Choose based on the customer ecosystem you want to serve. If you prefer enterprise environments running Windows workloads, hybrid infrastructure, and Microsoft-centric identity management, target Azure SA. If you prefer high-growth environments requiring scalable distributed systems, serverless architectures, and rapid iteration, target AWS SA. Compensation is roughly comparable at the senior level, but the day-to-day work and customer profile differ significantly.
How many rounds do Azure and AWS SA interviews typically involve?
Azure SA interviews at Microsoft and partner organizations typically involve four to six rounds over three to five weeks, including a technical deep-dive, a business value assessment, a panel presentation, and peer interviews. AWS SA loops at Amazon typically involve five rounds in one or two days, including a technical assessment, a bar raiser, a leadership principles round, and a cross-functional panel.
What is the biggest reason candidates fail Azure or AWS SA interviews despite strong technical backgrounds?
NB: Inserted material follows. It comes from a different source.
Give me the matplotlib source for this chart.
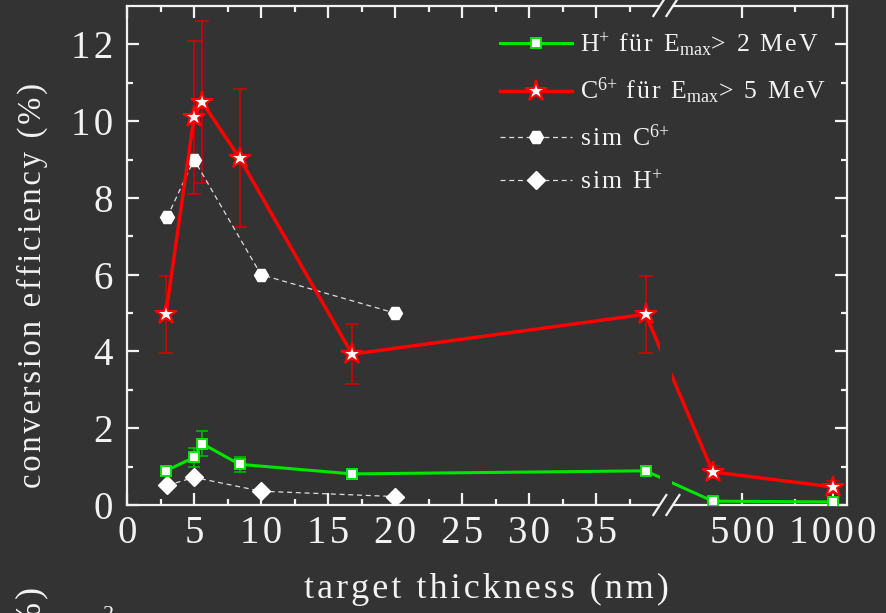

Strong engineers fail SA interviews because they answer questions at the wrong altitude. They either over-engineer solutions that are technically impressive but commercially impractical, or they focus on features rather than customer outcomes. In Azure SA interviews, the failure mode is treating the interview as a product knowledge test rather than a business value conversation. In AWS SA interviews, the failure mode is demonstrating brilliant architecture without showing bias for action or ownership.